2. There’s No Consensus What “Data Science” Means
Management often doesn’t have a consensus on what “data science” means. It’s also possible that given business constraints, they don’t have the luxury of rigidly following a framework of roles.
This means the responsibilities of a “data scientist” varies a lot from company-to-company.
A quick sketch
While an ideal spectrum of roles between software engineer to data scientist may exist, it‘s unlikely that it’s followed in reality. This particularly goes for scaling startups still building infrastructure.
Hired candidates end up working on the problems a company currently needs solved, rather than the “role” they may have been hired for.
Photo by Marc-Olivier Jodoin on Unsplash
Anecdotal evidence from colleagues in the field is that many data scientists find themselves writing the backend code like software engineers. I’ve known other “data scientists” who crunched financials in excel.
This is in stark contrast to what you’d expect if you grew up on Kaggle competitions.
3. Data Science Is Siloed
Most companies don’t need as many data scientists as software engineers. Other companies are hiring their first data scientist right now.
For this reason, many data scientists end up working alone, even if they sit at the same table as developers.
This can make it difficult to get feedback and second opinions. Software engineers either don’t understand predictive modelling, or are too busy working on completely different problems.
In contrast, one of the perks of being on a software engineering team is being able to say to colleagues, “I think we should implement ABC in XYZ way. What do you think?”.
Be prepared to have that conversation with yourself… or a rubber duck .
4. Data Science Is Exploratory
Be prepared for awkward conversations with management regarding why something you spent 2 weeks on cannot be used.
Working on solved vs un-solved problems is one of the fundamental differences between software development and AI.
Bugs and constraints aside, you know whether most software engineering projects are possible before beginning any work. The same can’t be said about ML where you don’t know if a model will be effective until after you build it.
5. Companies Aren’t Ready for AI
Even in an era when every company is an AI company , most don’t have the infrastructure to support it or even need it.
The Head of Data Science for a rapidly scaling startup recently shared some advice over coffee.
First you figure out the problem, then you build the infrastructure, then you bring in the data scientists. This is not a quick process. (I paraphrase)
Another 1st-data-science-hire at a well-known company recently vented to me. She was forced to train AI models on big data on her laptop rather than in the cloud.
If you’re brought in without specific problems to solve, or the company isn’t prepared for data science, you may find yourself struggling to add value.
6. Software Engineering Teaches Generic Skills
Becoming a junior software engineer is like getting an MBA in technology. You learn a little bit of everything.
You’ll learn databases, cloud technology, deployment, security, and writing clean code.
You’ll learn to manage building software by watching your scrum leader, senior developer or PM.
You’ll get mentorship via code reviews.
If you land in a company with an established engineering team, it’s almost guaranteed that you’ll level up your skills quickly and build a generalist background.
7. Software Engineering Is More Transferrable
By providing a more holistic experience with technology, software engineering provides better exit opportunities when you’ve decided it’s time for a change.
DevOps, Security, Front End, Back End, Distributed Systems, Business Intelligence, Data Engineering, Data Science…
I’ve know a number of developers who moved from software to data science.
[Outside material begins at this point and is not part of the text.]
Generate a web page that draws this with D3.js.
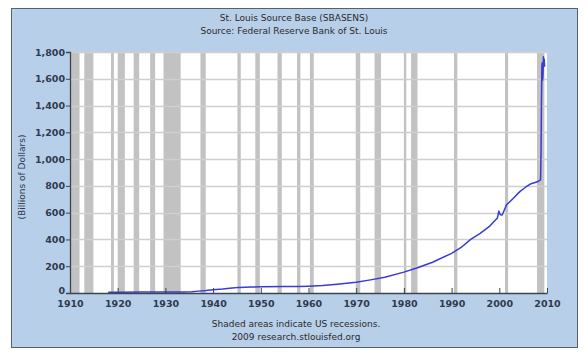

If you skim data science job descriptions you’ll immediately notice they’re littered with core software development skills.
Source: Indeed (I’m cherry picking here)
If you can build end-to-end projects you can also do more than build a model for Kaggle. You can take that model, productionize it, setup authorization and Stripe, then start charging users for access. That’s your own startup.
I’d never argue that data science isn’t transferrable. Making decisions based on data is a killer skill. But it’s also something that will become more of every job as we become more data driven.
8. Machine Learning Will Become A Tool For Software Engineers
As AI becomes commoditized and easier to use, software engineers will begin using it to solve their problems.
I can teach a developer to build Sklearn classifiers in an afternoon. This doesn’t mean they can build the next AlphaGo, but it does give them an alternative to hard coded conditional logic based on user input.
Data scientists have specialized knowledge like statistics and an intuition for how models work. But DevOps and Security engineers have their own specialized knowledge as well.
I’d argue that these are more common than different. A seasoned software professional could move between specialties an order of magnitude faster than a new entrant could pick one up.
While I don’t think we’ll see a complete merger of data science into software engineering, it does feel like data science could become another software engineering specialty.
9. AI Is Not Replacing Software Engineers
As silly as it sounds, I got into software engineering in 2014 because I worried AI would render every other job obsolete.
Photo by Dominik Scythe on Unsplash
Yet since then, the dial barely moved outside specific environments. Technology adoption is slow and AI is narrower than the media would have you believe.
Compared to other professions, machine learning is even further from automating software engineering. While we have startups building cool products like AI enabled code completion , writing code isn’t the real job. The job is solving problems using technology.
Pre-singularity, that will remain a valuable and highly paid skill.
Conclusion
Firstly, this is anecdotal. Secondly, I realize I conflated data scientists, ML engineers and AI researchers. But I think these arguments are still worth considering, given this is your career.
Don’t take it too seriously. I’d prefer you research and make your own decision. That’s part of being a data scientist after all :).
At the end of the day, we’re paid to solve problems.